North Korea on Tuesday warned that US-South Korea military drills to be held next month “will affect” proposed working-level nuclear talks between Pyongyang and Washington.

It was the first statement from Pyongyang on the issue since US President Donald Trump and North Korean leader Kim Jong Un agreed at an impromptu meeting in the Demilitarized Zone to resume stalled denuclearisation talks.

“While efforts are underway to arrange working-level talks between North Korea and the US in the wake of the top-level meeting at Panmunjom, the US is planning the joint 19-2 Dong Maeng military exercise,” an unnamed spokesperson of the foreign ministry said in comments carried by state news agency KCNA.

“If realised, it will affect the working-level talks.”

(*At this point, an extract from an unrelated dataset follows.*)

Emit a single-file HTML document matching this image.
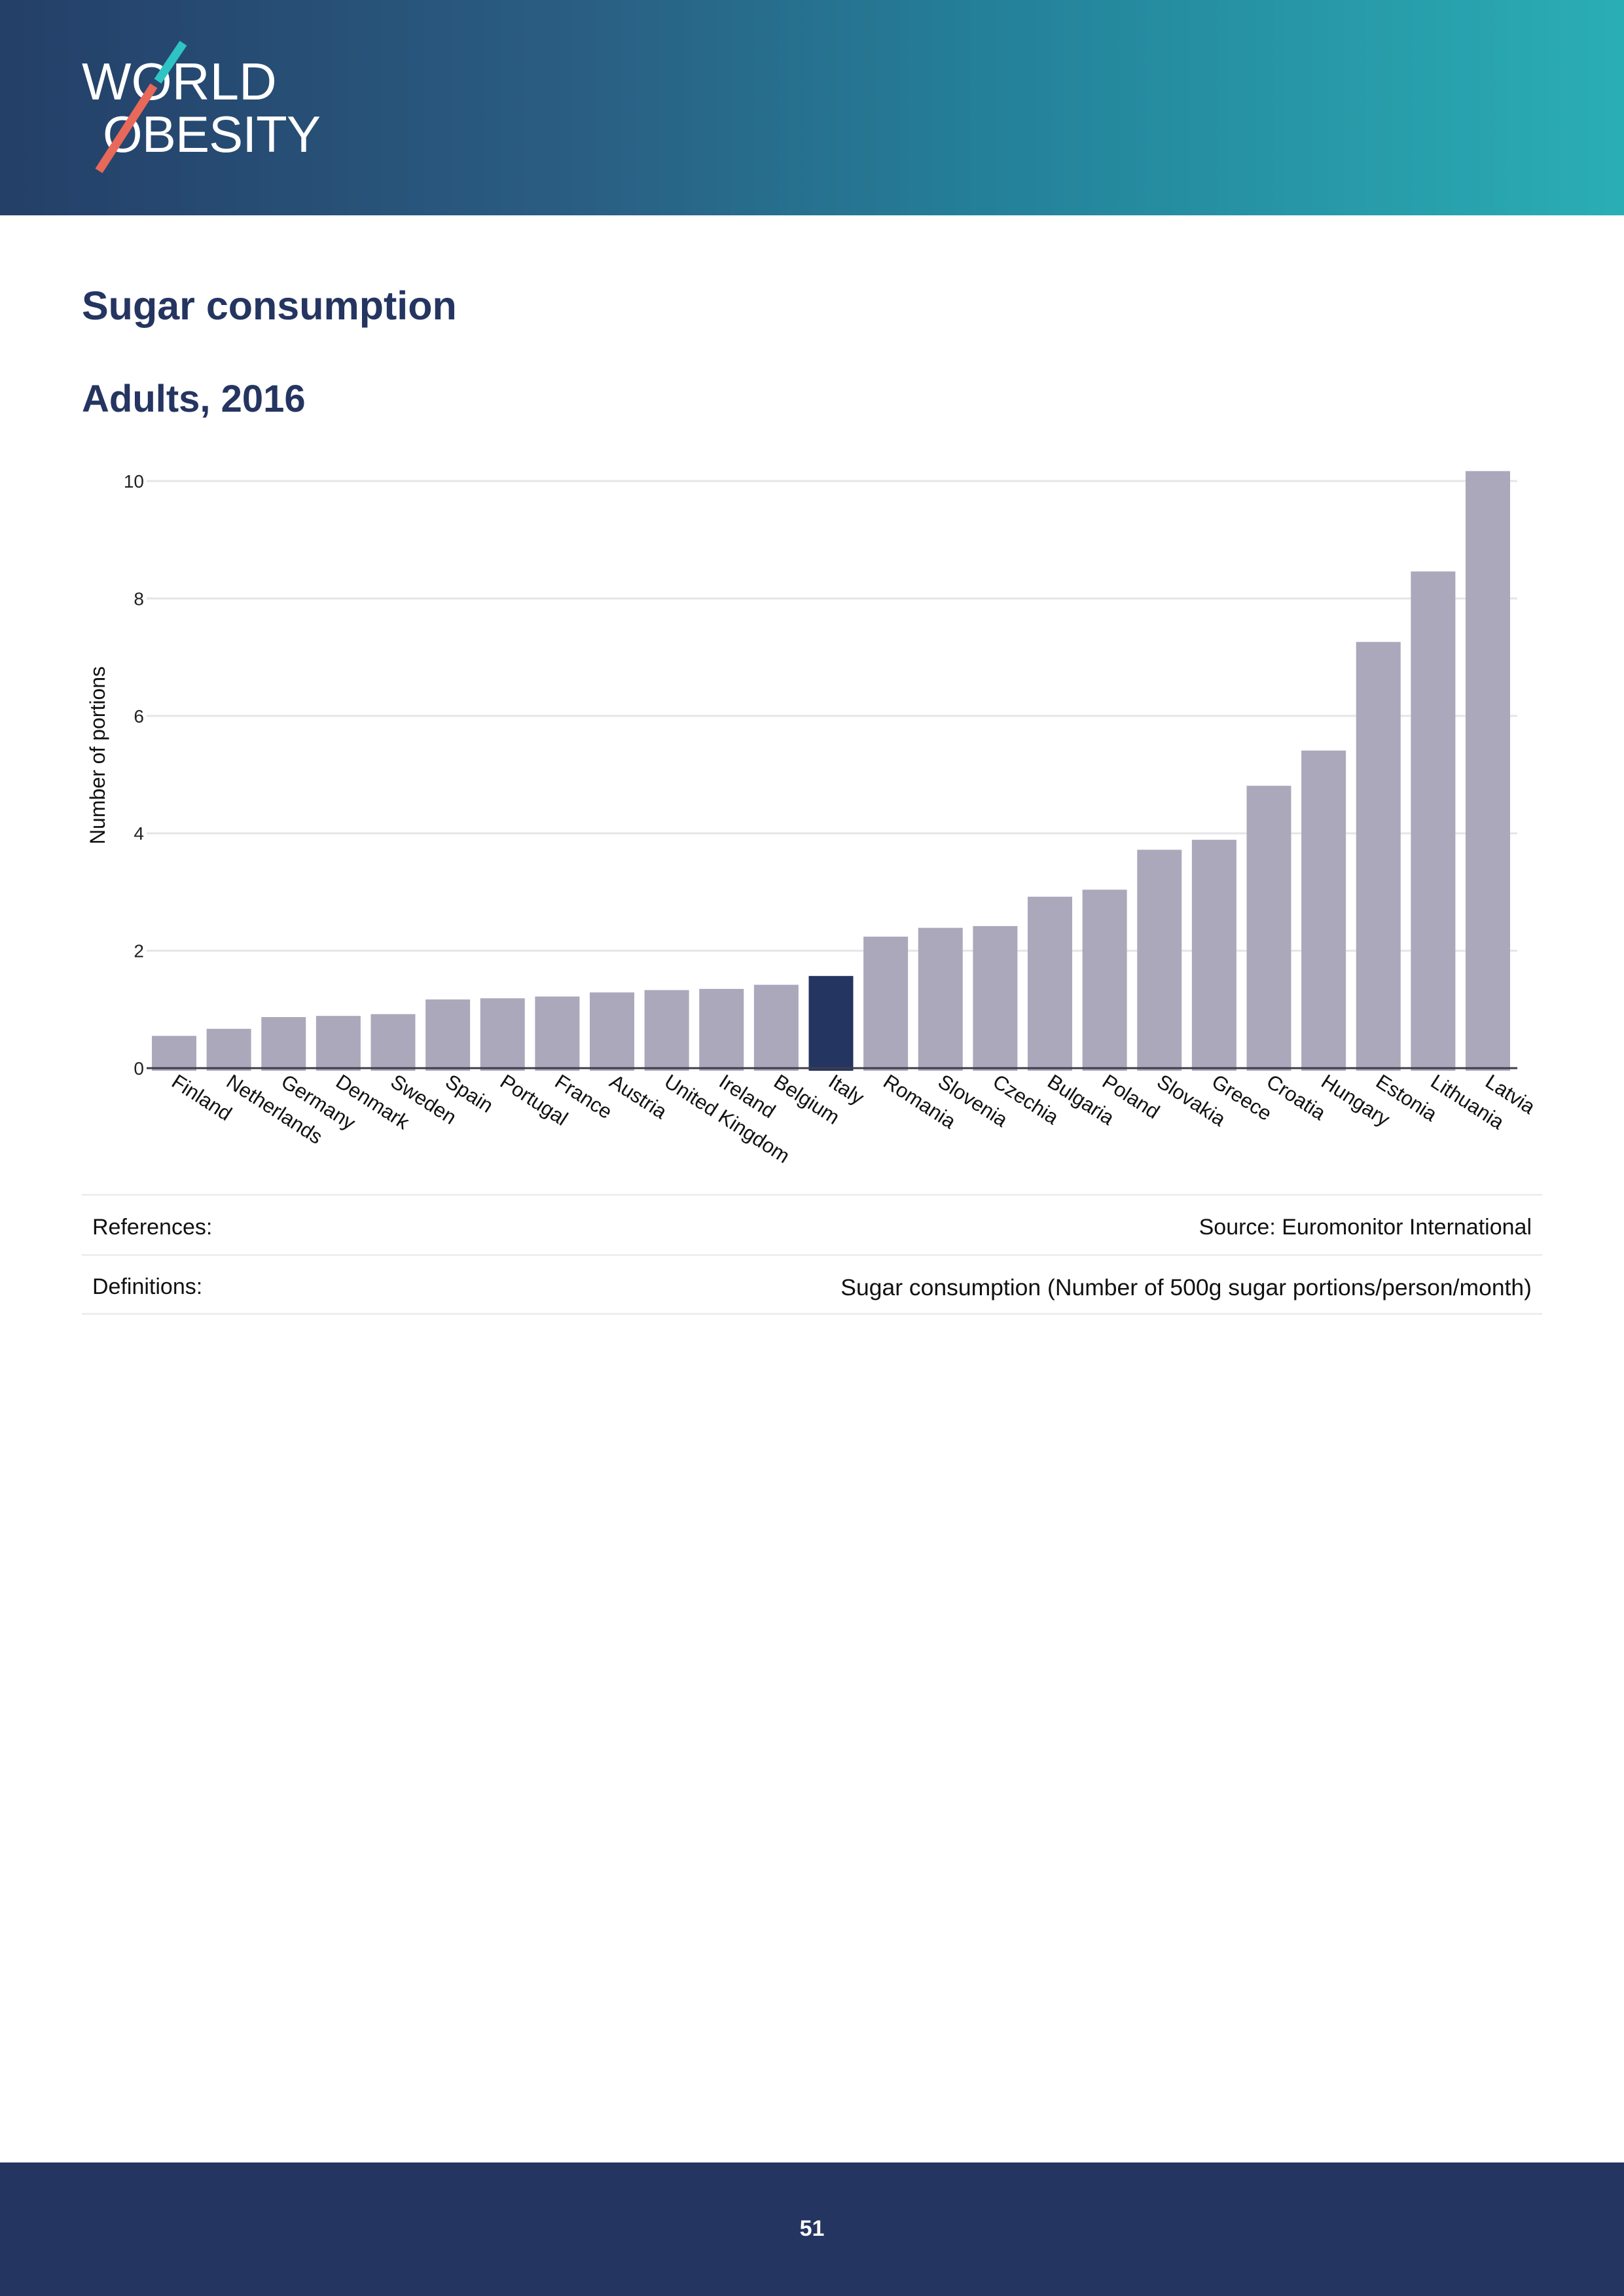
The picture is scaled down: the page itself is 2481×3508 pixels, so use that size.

North Korea will be watching the “next move by the US” before it decides how to proceed on the talks, the official added.

The US and South Korea are due to hold joint military exercises in August.

The drills, which infuriate Pyongyang, were scaled down to facilitate dialogue with the North after Trump’s historic first summit with Kim in Singapore in June 2018.

Tuesday’s warning came moments after KCNA released a statement from the same official blasting the planned drill, calling it “blatant pressure” on Pyongyang and a “violation of the spirit of the June 12 joint statement” signed in Singapore.

At their latest meeting last month, Kim and Trump shook hands over the concrete slabs dividing the Korean peninsula before the US leader took a few steps into Pyongyang’s territory in the border village of Panmunjom, becoming the first US president ever to set foot on North Korean soil.

Washington has previously insisted on North Korea’s complete denuclearisation as a condition for lifting punishing US sanctions.

Failure to reach an agreement over sanctions relief and what the North was willing to give in return led to the collapse of the leaders’ second summit, which was held in February in Hanoi.